Australian wagyu beef with “beinasu” (two-tone) eggplant, gingko nut, “mukago” (yam) and egg-miso paste - I truly laud Chef Shingo’s brilliance in pairing meltingly-soft slivers of grilled wagyu beef with the sweet-creamy classic combination of egg-miso-mirin-dashi that dressed the carefully-grilled, hollowed-out eggplant vessel.
Little gingko nut and mukago (yam) baubles provided the the faintest hints of bitterness, and added an extra textural dimension to the dish.
“Kanpachi hara zuke” (amberjack belly), “engawa” sole fish, and “ttoro” blue fin tuna belly - this was the penultimate course to our omakase meal: traditionally, rice was served at the end, before the dessert makes its curtain call appearance.
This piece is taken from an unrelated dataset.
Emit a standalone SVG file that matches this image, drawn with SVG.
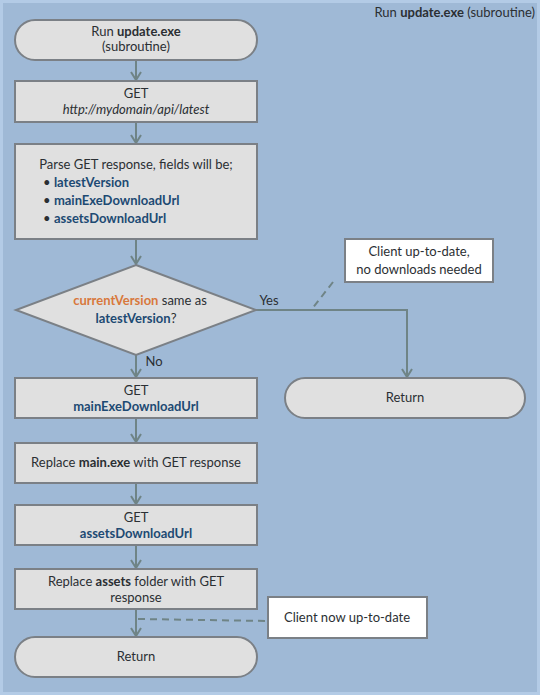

Here, the rice came in the form of sushi, hidden underneath some very choice cuts of fish: rich amberjack belly, even richer tuna belly, and toothsome sole fish. Each delicate morsel was expertly formed by Chef Shingo himself right in front of each diner.
Dessert: Black sesame curd on whipped cream, topped with gold leaf - truth be told, I’m not one for traditional Japanese desserts, much preferring Western-style cakes & pastries.
But this luxuriant take on a junket-like dessert was quite impressive, at least visually, if not for the taste.
Chef Shingo applying the finishing touches: topping the sesame curd with delicate feather-light gold leaves.
Chilled gold-flecked sake - I’m not too sure about this - it all seemed a bit ostentatious and over-the-top. I mean, we don’t ingest gold anyway.
With Chef Shingo’s inventive creations, and faultless service by its service crew, Miraku is definitely at the top of its game. We only paid US$95/£71 per person for this meal.
Miraku at the G Hotel
168A, Gurney Drive, 10350 George Town, Penang
Tel: +604-229 8702
Opening hours: 12 noon-2pm, 6pm-10pm.